- DATA SEGMENT
----
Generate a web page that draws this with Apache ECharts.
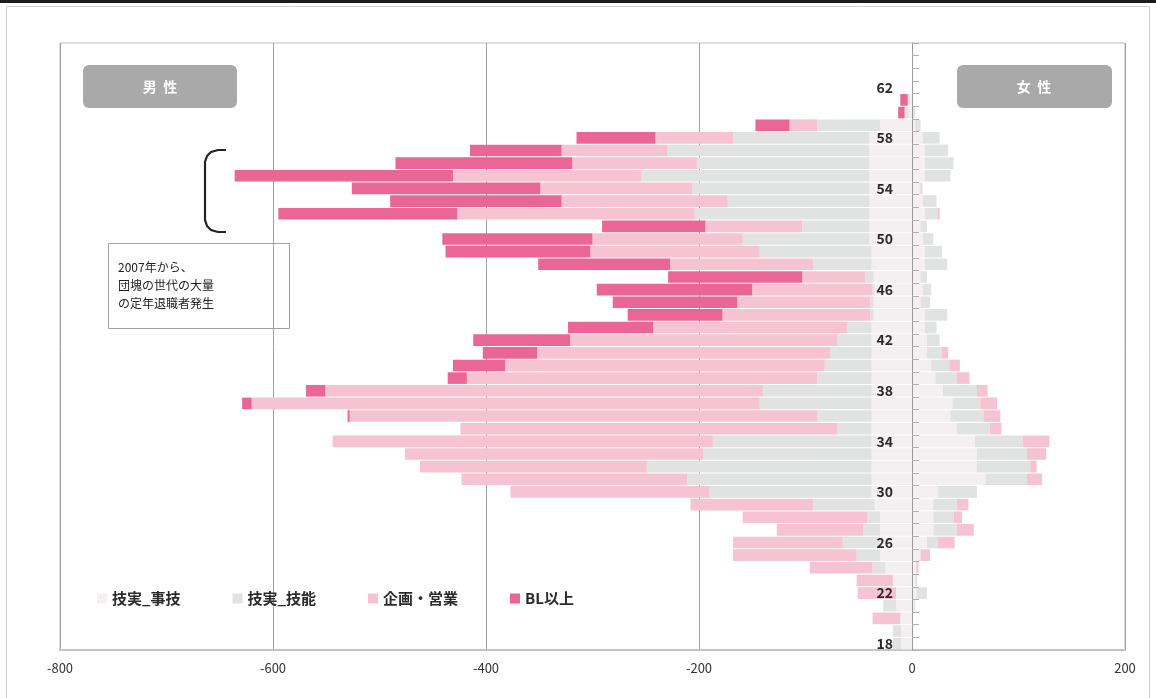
<!DOCTYPE html>
<html>
<head>
<meta charset="utf-8">
<script src="https://cdn.jsdelivr.net/npm/echarts@6/dist/echarts.min.js"></script>
<style>
  html, body { margin: 0; padding: 0; background: #fff; }
  #chart { width: 1156px; height: 698px; }
</style>
</head>
<body>
<div id="chart"></div>
<script>
// Age categories (bottom to top)
const ages = ['18','19','20','21','22','23','24','25','26','27','28','29','30','31','32','33',
  '34','35','36','37','38','39','40','41','42','43','44','45','46','47','48','49','50','51',
  '52','53','54','55','56','57','58','59','60','61','62','63','64','65'];

const seriesNames = ['技実_事技', '技実_技能', '企画・営業', 'BL以上'];

// Male headcount by age (drawn to the left of zero)
const maleJigi   = [10,10,11,15,15,18,25,30,30,30,30,35,38,38,38,38,38,38,38,38,38,38,38,38,38,38,36,36,35,36,38,38,40,40,40,40,40,40,40,40,40,30,3,2,0,0,0,0];
const maleGino   = [8,8,0,12,0,0,12,22,35,16,12,58,152,173,211,158,149,32,51,105,102,51,44,39,32,23,3,3,2,8,55,105,119,63,164,133,166,214,162,190,128,59,4,2,0,0,0,0];
const maleKikaku = [0,0,26,0,36,34,59,116,103,81,117,115,187,212,213,280,357,354,439,477,411,329,300,275,251,182,139,125,113,59,134,159,141,91,223,156,143,177,117,99,73,26,0,0,0,0,0,0];
const maleBL     = [0,0,0,0,0,0,0,0,0,0,0,0,0,0,0,0,0,0,2,9,18,18,49,51,91,80,89,117,146,126,124,136,141,97,168,161,177,205,166,86,74,32,6,7,0,0,0,0];

// Female headcount by age (drawn to the right of zero)
const femaleJigi   = [0,0,1,2,4,3,4,8,14,20,20,20,24,69,61,61,59,42,36,38,29,22,18,14,14,12,12,8,10,8,12,12,10,8,12,10,7,12,12,12,10,3,0,0,0,0,0,0];
const femaleGino   = [0,0,0,1,10,2,0,0,10,22,19,22,37,39,50,47,45,31,31,26,32,20,17,14,12,11,21,9,8,6,21,16,10,6,12,13,3,24,27,22,16,5,3,0,0,0,0,0];
const femaleKikaku = [0,0,0,0,0,0,2,9,16,16,8,11,0,14,6,18,25,11,16,16,10,12,10,6,0,0,0,0,0,0,0,0,0,0,2,0,0,0,0,0,0,0,0,0,0,0,0,0];
const femaleBL     = [0,0,0,0,0,0,0,0,0,0,0,0,0,0,0,0,0,0,0,0,0,0,0,0,0,0,0,0,0,0,0,0,0,0,0,0,0,0,0,0,0,0,0,0,0,0,0,0];

const xTicks = { min: -800, max: 200, step: 200 };

const colors = ['#f4eff1', '#e1e3e3', '#f6c3d3', '#ea6795'];
const FONT = '"Noto Sans CJK JP", "Noto Sans", sans-serif';

const GRID = { left: 60, right: 31, top: 43, bottom: 48 };
const CHART_W = 1156;
// the age axis sits on the zero line: shift it right from the grid's left edge
const plotW = CHART_W - GRID.left - GRID.right;
const zeroOffset = -plotW * (0 - xTicks.min) / (xTicks.max - xTicks.min);

const maleSets = [maleJigi, maleGino, maleKikaku, maleBL];
const femaleSets = [femaleJigi, femaleGino, femaleKikaku, femaleBL];

function barSeries(name, values, color, sign) {
  return {
    name: name,
    type: 'bar',
    stack: 'pyramid',
    barCategoryGap: '8%',
    data: values.map(v => sign * v),
    itemStyle: { color: color },
    emphasis: { disabled: true },
    z: 2
  };
}

const series = [];
seriesNames.forEach((n, i) => series.push(barSeries(n, maleSets[i], colors[i], -1)));
seriesNames.forEach((n, i) => series.push(barSeries(n, femaleSets[i], colors[i], 1)));

const chart = echarts.init(document.getElementById('chart'), null, { renderer: 'canvas' });

chart.setOption({
  animation: false,
  backgroundColor: '#ffffff',
  textStyle: { fontFamily: FONT },
  grid: {
    left: GRID.left, right: GRID.right, top: GRID.top, bottom: GRID.bottom,
    show: true, borderColor: '#bdbdbd', borderWidth: 1
  },
  legend: {
    data: seriesNames,
    left: 92, top: 586,
    icon: 'rect',
    itemWidth: 10, itemHeight: 10, itemGap: 52,
    textStyle: { fontFamily: FONT, fontSize: 15, fontWeight: 'bold', color: '#2a2a2a' },
    selectedMode: false
  },
  xAxis: {
    type: 'value',
    min: xTicks.min, max: xTicks.max, interval: xTicks.step,
    axisLine: { show: true, lineStyle: { color: '#c4c4c4', width: 2 } },
    axisTick: { show: false },
    axisLabel: { color: '#333', fontSize: 13, margin: 12, fontFamily: FONT },
    splitLine: { show: true, lineStyle: { color: '#a0a0a0', width: 1 } }
  },
  yAxis: {
    type: 'category',
    data: ages,
    z: 5,
    position: 'left',
    offset: zeroOffset,
    axisLine: { show: true, onZero: false, lineStyle: { color: '#9a9a9a', width: 1 } },
    axisTick: { show: true, inside: true, length: 7, interval: 0, lineStyle: { color: '#b0b0b0' } },
    axisLabel: { interval: 3, color: '#2b2b2b', fontSize: 14, fontWeight: 'bold', margin: 19, fontFamily: FONT },
    splitLine: { show: false }
  },
  series: series,
  graphic: [
    { type: 'rect', silent: true, z: 100, shape: { x: 0, y: 0, width: 1156, height: 3 }, style: { fill: '#1c1c1c' } },
    { type: 'rect', silent: true, z: 100, shape: { x: 6.5, y: 6.5, width: 1143, height: 700 }, style: { fill: 'none', stroke: '#cfcfcf', lineWidth: 1 } },
    {
      type: 'group', z: 100,
      children: [
        { type: 'rect', shape: { x: 83, y: 65, width: 154, height: 43, r: 6 }, style: { fill: '#a9a9a9' } },
        { type: 'text', style: { x: 160, y: 87, text: '男  性', fill: '#ffffff', font: 'bold 14px ' + FONT, align: 'center', verticalAlign: 'middle' } },
        { type: 'rect', shape: { x: 957, y: 65, width: 155, height: 43, r: 6 }, style: { fill: '#a9a9a9' } },
        { type: 'text', style: { x: 1034, y: 87, text: '女  性', fill: '#ffffff', font: 'bold 14px ' + FONT, align: 'center', verticalAlign: 'middle' } }
      ]
    },
    {
      type: 'polyline', silent: true, z: 100,
      shape: { points: [[226,150],[218,150],[211,152],[207,156],[205,162],[205,220],[207,226],[211,230],[218,232],[226,232]] },
      style: { fill: 'none', stroke: '#222', lineWidth: 2.2 }
    },
    {
      type: 'group', z: 100,
      children: [
        { type: 'rect', shape: { x: 108.5, y: 243.5, width: 181, height: 85 }, style: { fill: '#ffffff', stroke: '#a0a0a0', lineWidth: 1 } },
        { type: 'text', style: { x: 118, y: 267, text: '2007年から、', fill: '#222', font: '12px ' + FONT, verticalAlign: 'middle' } },
        { type: 'text', style: { x: 118, y: 285, text: '団塊の世代の大量', fill: '#222', font: '12px ' + FONT, verticalAlign: 'middle' } },
        { type: 'text', style: { x: 118, y: 303, text: 'の定年退職者発生', fill: '#222', font: '12px ' + FONT, verticalAlign: 'middle' } }
      ]
    }
  ]
});
</script>
</body>
</html>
----
- DIRECTIONS FOR THIS TASK
Pictures stay out. Repeat only the lines from the beginning of the data through the line that has "const seriesNames = ['技実_事技', '技実_技能', '企画・営業', 'BL以上'];".

- ANSWER FOR THE TASK
Generate a web page that draws this with Apache ECharts.
<!DOCTYPE html>
<html>
<head>
<meta charset="utf-8">
<script src="https://cdn.jsdelivr.net/npm/echarts@6/dist/echarts.min.js"></script>
<style>
  html, body { margin: 0; padding: 0; background: #fff; }
  #chart { width: 1156px; height: 698px; }
</style>
</head>
<body>
<div id="chart"></div>
<script>
// Age categories (bottom to top)
const ages = ['18','19','20','21','22','23','24','25','26','27','28','29','30','31','32','33',
  '34','35','36','37','38','39','40','41','42','43','44','45','46','47','48','49','50','51',
  '52','53','54','55','56','57','58','59','60','61','62','63','64','65'];

const seriesNames = ['技実_事技', '技実_技能', '企画・営業', 'BL以上'];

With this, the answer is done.